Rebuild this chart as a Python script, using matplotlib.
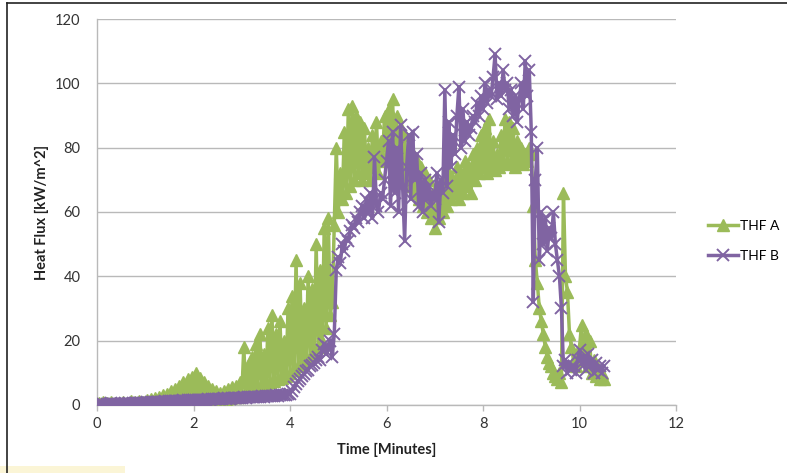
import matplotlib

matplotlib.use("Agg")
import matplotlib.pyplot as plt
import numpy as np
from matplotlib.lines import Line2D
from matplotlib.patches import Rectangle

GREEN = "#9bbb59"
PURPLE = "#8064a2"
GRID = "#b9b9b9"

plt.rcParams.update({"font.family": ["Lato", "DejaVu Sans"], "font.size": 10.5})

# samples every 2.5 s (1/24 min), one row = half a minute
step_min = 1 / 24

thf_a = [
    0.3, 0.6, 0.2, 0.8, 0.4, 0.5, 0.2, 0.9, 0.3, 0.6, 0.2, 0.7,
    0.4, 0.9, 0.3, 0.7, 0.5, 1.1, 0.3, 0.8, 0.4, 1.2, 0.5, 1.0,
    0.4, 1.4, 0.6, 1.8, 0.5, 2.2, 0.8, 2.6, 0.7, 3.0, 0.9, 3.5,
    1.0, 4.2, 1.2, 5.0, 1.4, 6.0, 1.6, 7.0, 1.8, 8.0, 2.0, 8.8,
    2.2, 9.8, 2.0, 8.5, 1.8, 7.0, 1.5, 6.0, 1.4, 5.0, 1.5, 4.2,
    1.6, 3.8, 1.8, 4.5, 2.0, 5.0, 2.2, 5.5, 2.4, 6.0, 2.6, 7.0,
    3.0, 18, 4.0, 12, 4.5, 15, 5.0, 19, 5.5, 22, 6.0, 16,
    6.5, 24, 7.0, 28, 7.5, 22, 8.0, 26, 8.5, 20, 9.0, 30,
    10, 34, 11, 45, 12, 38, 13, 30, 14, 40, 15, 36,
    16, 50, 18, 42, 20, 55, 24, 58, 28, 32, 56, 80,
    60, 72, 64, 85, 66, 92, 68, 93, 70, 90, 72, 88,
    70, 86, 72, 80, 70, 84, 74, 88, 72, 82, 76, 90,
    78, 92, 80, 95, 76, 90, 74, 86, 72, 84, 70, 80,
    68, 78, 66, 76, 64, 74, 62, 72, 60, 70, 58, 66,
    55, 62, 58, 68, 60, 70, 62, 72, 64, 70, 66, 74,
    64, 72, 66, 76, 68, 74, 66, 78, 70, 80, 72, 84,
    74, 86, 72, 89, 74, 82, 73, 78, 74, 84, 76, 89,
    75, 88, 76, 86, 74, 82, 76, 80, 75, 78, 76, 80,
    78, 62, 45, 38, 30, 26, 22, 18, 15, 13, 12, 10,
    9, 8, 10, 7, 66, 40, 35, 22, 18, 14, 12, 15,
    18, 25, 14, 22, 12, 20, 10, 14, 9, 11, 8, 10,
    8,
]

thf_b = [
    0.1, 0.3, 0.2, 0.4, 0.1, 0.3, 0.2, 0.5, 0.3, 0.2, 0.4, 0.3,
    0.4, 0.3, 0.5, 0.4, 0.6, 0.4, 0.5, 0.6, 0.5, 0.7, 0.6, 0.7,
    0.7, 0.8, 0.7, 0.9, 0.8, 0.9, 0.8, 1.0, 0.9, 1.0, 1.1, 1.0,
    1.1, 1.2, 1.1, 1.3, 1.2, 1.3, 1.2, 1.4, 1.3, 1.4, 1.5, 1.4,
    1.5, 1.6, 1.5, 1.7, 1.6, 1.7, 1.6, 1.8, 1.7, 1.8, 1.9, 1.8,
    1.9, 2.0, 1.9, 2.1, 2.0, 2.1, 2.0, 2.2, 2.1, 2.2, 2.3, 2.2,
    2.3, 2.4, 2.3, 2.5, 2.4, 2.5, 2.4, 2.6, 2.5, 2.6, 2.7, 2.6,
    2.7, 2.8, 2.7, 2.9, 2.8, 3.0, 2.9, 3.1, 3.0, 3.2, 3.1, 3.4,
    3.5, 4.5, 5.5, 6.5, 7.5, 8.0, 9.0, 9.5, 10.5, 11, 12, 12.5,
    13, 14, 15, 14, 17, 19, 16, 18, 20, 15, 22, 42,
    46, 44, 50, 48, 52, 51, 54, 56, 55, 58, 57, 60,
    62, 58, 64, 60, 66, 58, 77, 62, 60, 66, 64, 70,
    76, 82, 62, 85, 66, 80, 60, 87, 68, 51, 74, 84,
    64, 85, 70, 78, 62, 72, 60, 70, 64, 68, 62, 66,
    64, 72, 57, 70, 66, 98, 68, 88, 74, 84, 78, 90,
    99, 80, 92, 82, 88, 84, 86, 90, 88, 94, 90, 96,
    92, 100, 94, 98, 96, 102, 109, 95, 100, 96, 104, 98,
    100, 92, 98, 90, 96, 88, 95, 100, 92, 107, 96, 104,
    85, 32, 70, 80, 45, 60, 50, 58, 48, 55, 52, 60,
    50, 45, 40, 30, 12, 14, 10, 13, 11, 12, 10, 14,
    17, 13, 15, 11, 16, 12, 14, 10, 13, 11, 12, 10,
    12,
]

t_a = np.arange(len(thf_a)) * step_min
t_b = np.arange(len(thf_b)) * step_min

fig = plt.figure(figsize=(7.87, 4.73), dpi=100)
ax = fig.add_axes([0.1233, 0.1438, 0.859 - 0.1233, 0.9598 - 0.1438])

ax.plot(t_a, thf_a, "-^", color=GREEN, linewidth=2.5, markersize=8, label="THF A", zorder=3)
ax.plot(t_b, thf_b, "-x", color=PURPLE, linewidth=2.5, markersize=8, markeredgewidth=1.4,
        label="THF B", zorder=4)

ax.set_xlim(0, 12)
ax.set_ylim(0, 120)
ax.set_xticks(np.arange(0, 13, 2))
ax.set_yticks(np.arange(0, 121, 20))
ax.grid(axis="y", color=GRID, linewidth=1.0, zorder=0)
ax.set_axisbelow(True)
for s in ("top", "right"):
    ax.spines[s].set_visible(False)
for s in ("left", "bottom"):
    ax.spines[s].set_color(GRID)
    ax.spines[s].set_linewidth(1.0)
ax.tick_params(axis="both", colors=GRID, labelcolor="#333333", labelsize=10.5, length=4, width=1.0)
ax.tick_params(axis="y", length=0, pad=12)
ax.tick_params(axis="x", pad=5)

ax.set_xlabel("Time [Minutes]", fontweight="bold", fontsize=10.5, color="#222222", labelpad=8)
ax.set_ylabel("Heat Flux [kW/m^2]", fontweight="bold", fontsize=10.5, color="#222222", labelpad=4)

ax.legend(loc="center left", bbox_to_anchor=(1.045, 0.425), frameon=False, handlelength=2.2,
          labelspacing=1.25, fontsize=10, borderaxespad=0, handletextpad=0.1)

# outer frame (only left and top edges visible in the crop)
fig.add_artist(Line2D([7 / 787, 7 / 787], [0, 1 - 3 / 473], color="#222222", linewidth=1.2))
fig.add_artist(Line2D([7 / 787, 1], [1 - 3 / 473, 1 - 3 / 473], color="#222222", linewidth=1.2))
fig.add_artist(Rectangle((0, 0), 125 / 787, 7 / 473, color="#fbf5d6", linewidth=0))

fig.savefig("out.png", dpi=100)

----------

WORK INSTRUCTIONS: Restate the data above word for word. Do not include the images.

EXERCISE RESULT:
Rebuild this chart as a Python script, using matplotlib.
import matplotlib

matplotlib.use("Agg")
import matplotlib.pyplot as plt
import numpy as np
from matplotlib.lines import Line2D
from matplotlib.patches import Rectangle

GREEN = "#9bbb59"
PURPLE = "#8064a2"
GRID = "#b9b9b9"

plt.rcParams.update({"font.family": ["Lato", "DejaVu Sans"], "font.size": 10.5})

# samples every 2.5 s (1/24 min), one row = half a minute
step_min = 1 / 24

thf_a = [
    0.3, 0.6, 0.2, 0.8, 0.4, 0.5, 0.2, 0.9, 0.3, 0.6, 0.2, 0.7,
    0.4, 0.9, 0.3, 0.7, 0.5, 1.1, 0.3, 0.8, 0.4, 1.2, 0.5, 1.0,
    0.4, 1.4, 0.6, 1.8, 0.5, 2.2, 0.8, 2.6, 0.7, 3.0, 0.9, 3.5,
    1.0, 4.2, 1.2, 5.0, 1.4, 6.0, 1.6, 7.0, 1.8, 8.0, 2.0, 8.8,
    2.2, 9.8, 2.0, 8.5, 1.8, 7.0, 1.5, 6.0, 1.4, 5.0, 1.5, 4.2,
    1.6, 3.8, 1.8, 4.5, 2.0, 5.0, 2.2, 5.5, 2.4, 6.0, 2.6, 7.0,
    3.0, 18, 4.0, 12, 4.5, 15, 5.0, 19, 5.5, 22, 6.0, 16,
    6.5, 24, 7.0, 28, 7.5, 22, 8.0, 26, 8.5, 20, 9.0, 30,
    10, 34, 11, 45, 12, 38, 13, 30, 14, 40, 15, 36,
    16, 50, 18, 42, 20, 55, 24, 58, 28, 32, 56, 80,
    60, 72, 64, 85, 66, 92, 68, 93, 70, 90, 72, 88,
    70, 86, 72, 80, 70, 84, 74, 88, 72, 82, 76, 90,
    78, 92, 80, 95, 76, 90, 74, 86, 72, 84, 70, 80,
    68, 78, 66, 76, 64, 74, 62, 72, 60, 70, 58, 66,
    55, 62, 58, 68, 60, 70, 62, 72, 64, 70, 66, 74,
    64, 72, 66, 76, 68, 74, 66, 78, 70, 80, 72, 84,
    74, 86, 72, 89, 74, 82, 73, 78, 74, 84, 76, 89,
    75, 88, 76, 86, 74, 82, 76, 80, 75, 78, 76, 80,
    78, 62, 45, 38, 30, 26, 22, 18, 15, 13, 12, 10,
    9, 8, 10, 7, 66, 40, 35, 22, 18, 14, 12, 15,
    18, 25, 14, 22, 12, 20, 10, 14, 9, 11, 8, 10,
    8,
]

thf_b = [
    0.1, 0.3, 0.2, 0.4, 0.1, 0.3, 0.2, 0.5, 0.3, 0.2, 0.4, 0.3,
    0.4, 0.3, 0.5, 0.4, 0.6, 0.4, 0.5, 0.6, 0.5, 0.7, 0.6, 0.7,
    0.7, 0.8, 0.7, 0.9, 0.8, 0.9, 0.8, 1.0, 0.9, 1.0, 1.1, 1.0,
    1.1, 1.2, 1.1, 1.3, 1.2, 1.3, 1.2, 1.4, 1.3, 1.4, 1.5, 1.4,
    1.5, 1.6, 1.5, 1.7, 1.6, 1.7, 1.6, 1.8, 1.7, 1.8, 1.9, 1.8,
    1.9, 2.0, 1.9, 2.1, 2.0, 2.1, 2.0, 2.2, 2.1, 2.2, 2.3, 2.2,
    2.3, 2.4, 2.3, 2.5, 2.4, 2.5, 2.4, 2.6, 2.5, 2.6, 2.7, 2.6,
    2.7, 2.8, 2.7, 2.9, 2.8, 3.0, 2.9, 3.1, 3.0, 3.2, 3.1, 3.4,
    3.5, 4.5, 5.5, 6.5, 7.5, 8.0, 9.0, 9.5, 10.5, 11, 12, 12.5,
    13, 14, 15, 14, 17, 19, 16, 18, 20, 15, 22, 42,
    46, 44, 50, 48, 52, 51, 54, 56, 55, 58, 57, 60,
    62, 58, 64, 60, 66, 58, 77, 62, 60, 66, 64, 70,
    76, 82, 62, 85, 66, 80, 60, 87, 68, 51, 74, 84,
    64, 85, 70, 78, 62, 72, 60, 70, 64, 68, 62, 66,
    64, 72, 57, 70, 66, 98, 68, 88, 74, 84, 78, 90,
    99, 80, 92, 82, 88, 84, 86, 90, 88, 94, 90, 96,
    92, 100, 94, 98, 96, 102, 109, 95, 100, 96, 104, 98,
    100, 92, 98, 90, 96, 88, 95, 100, 92, 107, 96, 104,
    85, 32, 70, 80, 45, 60, 50, 58, 48, 55, 52, 60,
    50, 45, 40, 30, 12, 14, 10, 13, 11, 12, 10, 14,
    17, 13, 15, 11, 16, 12, 14, 10, 13, 11, 12, 10,
    12,
]

t_a = np.arange(len(thf_a)) * step_min
t_b = np.arange(len(thf_b)) * step_min

fig = plt.figure(figsize=(7.87, 4.73), dpi=100)
ax = fig.add_axes([0.1233, 0.1438, 0.859 - 0.1233, 0.9598 - 0.1438])

ax.plot(t_a, thf_a, "-^", color=GREEN, linewidth=2.5, markersize=8, label="THF A", zorder=3)
ax.plot(t_b, thf_b, "-x", color=PURPLE, linewidth=2.5, markersize=8, markeredgewidth=1.4,
        label="THF B", zorder=4)

ax.set_xlim(0, 12)
ax.set_ylim(0, 120)
ax.set_xticks(np.arange(0, 13, 2))
ax.set_yticks(np.arange(0, 121, 20))
ax.grid(axis="y", color=GRID, linewidth=1.0, zorder=0)
ax.set_axisbelow(True)
for s in ("top", "right"):
    ax.spines[s].set_visible(False)
for s in ("left", "bottom"):
    ax.spines[s].set_color(GRID)
    ax.spines[s].set_linewidth(1.0)
ax.tick_params(axis="both", colors=GRID, labelcolor="#333333", labelsize=10.5, length=4, width=1.0)
ax.tick_params(axis="y", length=0, pad=12)
ax.tick_params(axis="x", pad=5)

ax.set_xlabel("Time [Minutes]", fontweight="bold", fontsize=10.5, color="#222222", labelpad=8)
ax.set_ylabel("Heat Flux [kW/m^2]", fontweight="bold", fontsize=10.5, color="#222222", labelpad=4)

ax.legend(loc="center left", bbox_to_anchor=(1.045, 0.425), frameon=False, handlelength=2.2,
          labelspacing=1.25, fontsize=10, borderaxespad=0, handletextpad=0.1)

# outer frame (only left and top edges visible in the crop)
fig.add_artist(Line2D([7 / 787, 7 / 787], [0, 1 - 3 / 473], color="#222222", linewidth=1.2))
fig.add_artist(Line2D([7 / 787, 1], [1 - 3 / 473, 1 - 3 / 473], color="#222222", linewidth=1.2))
fig.add_artist(Rectangle((0, 0), 125 / 787, 7 / 473, color="#fbf5d6", linewidth=0))

fig.savefig("out.png", dpi=100)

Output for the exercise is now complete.